Spalem jak zab(p)ity. O 7 rano dotarlem na stacje autobusowa Nuevo Laredo (frontera). 15 godzin ze wspanialego Mexico City – rodzinka B. – dzieki wam za wszystko!!! :))))))
Niespodzianka! Z Meksyku kursuja Greyhoundy do wszytskich najwiekszych amerykanskich miast. Pytam o autobus do Nowego Orleanu, spoko jest, oczywiscie senor, za 116$. Hm.. a ile do Nowego Jorku? Pytam. No to taniej – 99$, odpowiada jeden z wasaczy i za chwile dodaje – a ile chcesz w NO zostac? 2-3 dni, rzeklem. No to spoko, amigo, wypiszemy ci ticket do Nowego Jorku, przez Nowy Orlean i Atlante za 99$. I mozesz sobie jechac ile chcesz dni. No takie cos mi sie podoba. Normalnie musialbym zaplacic do NO a potem do NYC – czyli ponoad 200$. Jazda….
Siedze w busie i czekam na odjazd. Mam nadzieje ze mi te 6 miesiecy na pobyt w USA w paszporcie wbija. Slucham Manu Chao – jak to mialem w zwyczaju przez ostatnie pol roku.
Solo voy con mi pena
Sola va mi condena
Correr es mi destino
Para burlar la ley
Perdido en el corazón
De la grande Babylon
Me dicen el clandestino
Por no llevar papel
Pa’ una ciudad del norte
Mano Negra clandestina
Peruano clandestino
Africano clandestino
Marijuana ilegal
Granica – uzaleznione od narkotykow psy obwachuja torby, sprawna kontrola, lecz dzis piesek nic nie dostanie (najwyzej kielbase z kokaina), x-rays, przeszukiwanie, papierki, urzednik sie pyta a co ja wlasciwie to ja bede w jego ukochanym kraju robil i wbija mi 6 miesieczna wize w paszport. Gracias, madafaka…. :)))
heh..
Jedziemy.
Szary Texas. Zadnych straznikow. Autostrady, pola, male krzywe bezlisciaste drzewka, wszytsko osnute gesta mgla. Stacje Greayhounda, szczanie i McDonalds. Kierowca pogania – on tu jest panem i wladca.

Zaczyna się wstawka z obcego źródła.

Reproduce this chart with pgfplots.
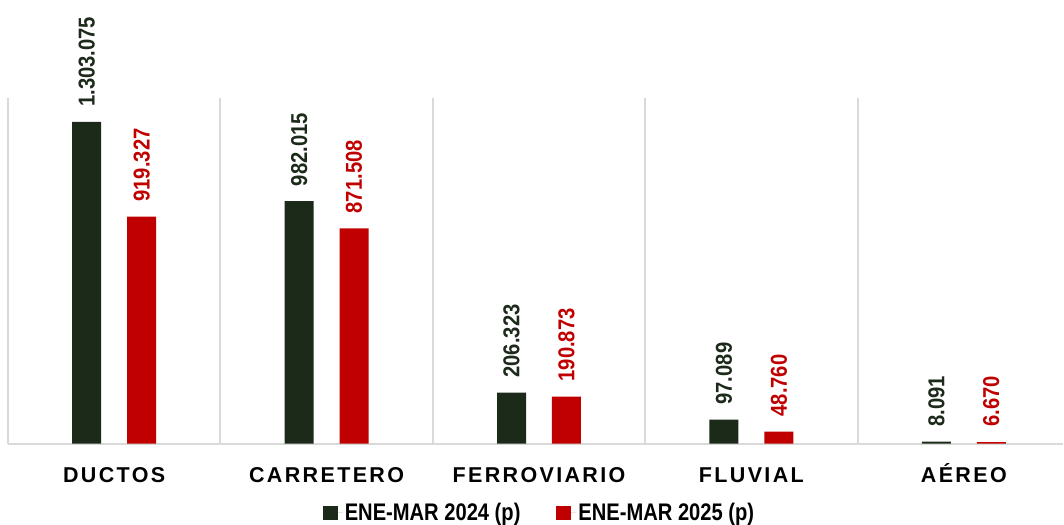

No i w koncu Nowy Orlean. 2 rano. Padam na ryj. Nie mam mapy, przewodnika, niczego. Jak hotel? Gdzie co i jak? Szybko jednak znajduje tablice z telefonem. Tam hotele, ceny i darmowe polaczenia.
India House – 14$ w dormitorium, najtaniej w miescie. taxi, place, przyjemniaste miejsce, ludzie jeszcze ogladaja TV, siusiu, prysznic i zasypiam jak niemowle.
Nowy Orlean. Ostatnie miejsce na mojej drodze do BABILONU. 7 miesiecy w drodze i znalazlem sie w miescie gdzie spotykaja sie kultury – hiszpanska, francuska, voodoo , afrika, haiti, etc. etc. etc. Tu przyjechal P.Fonda z D.Hopperem w Easy Riderze. Wczesniej pochowali J.Nicholsona – ktorego zatlukli rednecki..
Uf… jestem w bibliotece publicznej. Inet za darmo – w miescie 12$.